Eric Kossoff, MD, started off the session “First and Second Seizure…Now What Do I Do?” by saying how important it is as physicians to calm parents down when their child experiences a seizure.

Fears of the first seizure

It is important that parents understand what is happening and what exactly a seizure is and means. There are some who become irrational to the point where they think the child has a brain tumor. Through education, the parents are then able to explain what is happening to the rest of their extended family. Kossoff joked by saying that there are some parents who probably say that the neurologist does not know what is wrong.

Of course the biggest fear to those who are uneducated is if the child will die. It is very difficult for anyone who sees a child experience a seizure especially those that include convulsions; parents get scared. Kossoff said that the best action to take when a child has a seizure is to “back away instead of jumping in to help.” He explained that there are parents who try to do CPR, but it is completely unnecessary.

Anticonvulsants

There are many parents who do not want their children to be put on medication. With the number of side effects, one can understand this concern, especially if they know other who take these types of medications for other neurological or psychological disorders. The parents would rather have the work up done first before making the drastic decision to have their kids on the meds. Kossoff said that most of those treatments are not approved for patients under age 4, but that most kids do great when on anticonvulsants even with all of the side effects.

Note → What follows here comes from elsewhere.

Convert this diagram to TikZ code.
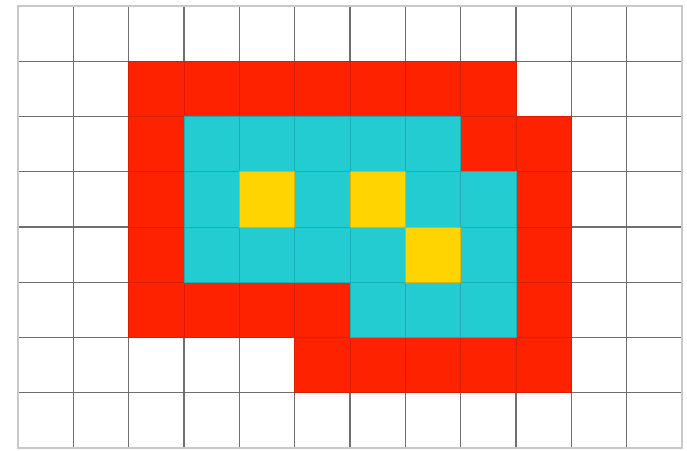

Additionally, the Internet plays bad cop when it comes to parents becoming agitated about anticonvulsant drugs. They will read blogs where parents write about how a drug did not do anything for their children and that they should pursue legal action against the neurologists and drug companies based on the various side effects. “One of the things we as neurologists need to be wary of is the Internet,” said Kossoff. “The Internet is your friend, but the Internet can also be your enemy.”

When parents go online, they can be misinformed about what epilepsy is. Kossoff said that he generally provides a list of Internet-based resources that provide the best information about epilepsy to the parents; Epilepsy.com and Epilepsy Foundation, both which include the core information about this disorder.